The Chair follows the story of Richard Sullivan, an innocent man wrongly sent to death row. This isn't a tale of supernatural horror, the main character isn't stalked by some beast from another dimension. This is a tale of authoritarian brutality, the horrific cruelty that we as a species are capable of. As the tag line says "on death row, the only monster is man". That's part of its appeal, that it doesn't resort to classic archetypes, but rather exposes the lack of humanity that humans can have.
Peter Simeti is the founder of Alterna Comics, and has had experience with about every job going in the business. His wide breadth of experience shows in the writing here. The story builds at a good pace, layering up the suspense page by page. As should be expected with a story set in death row, the tone is suitably gritty. The speech drips with a near intensity that instills a sense of foreboding, that something terrible is coming to the protagonist Richard Sullivan. The splash page at the end is a cliffhanger that leaves you aching to know what's happening. Though Sullivan is a bitter character, understandably, he is written in a way that doesn't remove you're empathy or sympathy for him.

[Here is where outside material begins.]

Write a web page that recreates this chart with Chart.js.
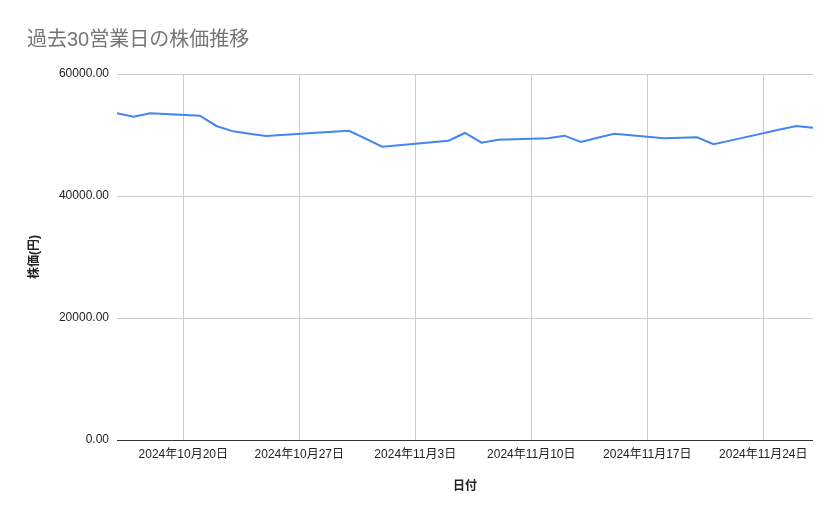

You find yourself keeping your fingers crossed for his safety, which is a futile practice, but you do it nonetheless.
The artwork from Kevin Christensen and Simeti too, is an exercise in doom and gloom in keeping with the setting of the story. The prison is a mess of shadows and darkness, as much a ominous character in the story as the people trapped within it. The black and white moody panels add to the general murky darkness of the tale being told. On occasion you do feel that a touch of colour would add to the gory splash pages, but I understand the decision to keep the colour out of the story. This is a chance to immerse yourself in darkness after all. The art flows well throughout and you never struggle to understand what panel is coming next.
Overall this is a brilliant read, it's easy to see what it's one of Alterna's best selling works. I found myself gripped to the very last page, then eager for more. The graphic novel will be out in December 2015, so I think a few rereads will be done before then. The story moves well and the pace never slips or trips and its general murkiness is well matched by the artwork.
I've learnt my lessons recently not to be pigeonholed into one genre, or limit myself to publishers. There's a vast universe of amazing work out there and 'The Chair' is a good place tot start a journey of discovery. If you're looking for something different than the standard horror archetype, or trying to branch out into something new. I implore you to give this a try, you won't be let down.
I'm not going to belittle this work by giving it an overall rating, it's simply fantastic. It is much more to me than 30 pages of comics fun. To me it is the totem for my journey of comic freedom. So let me just say, wonderful.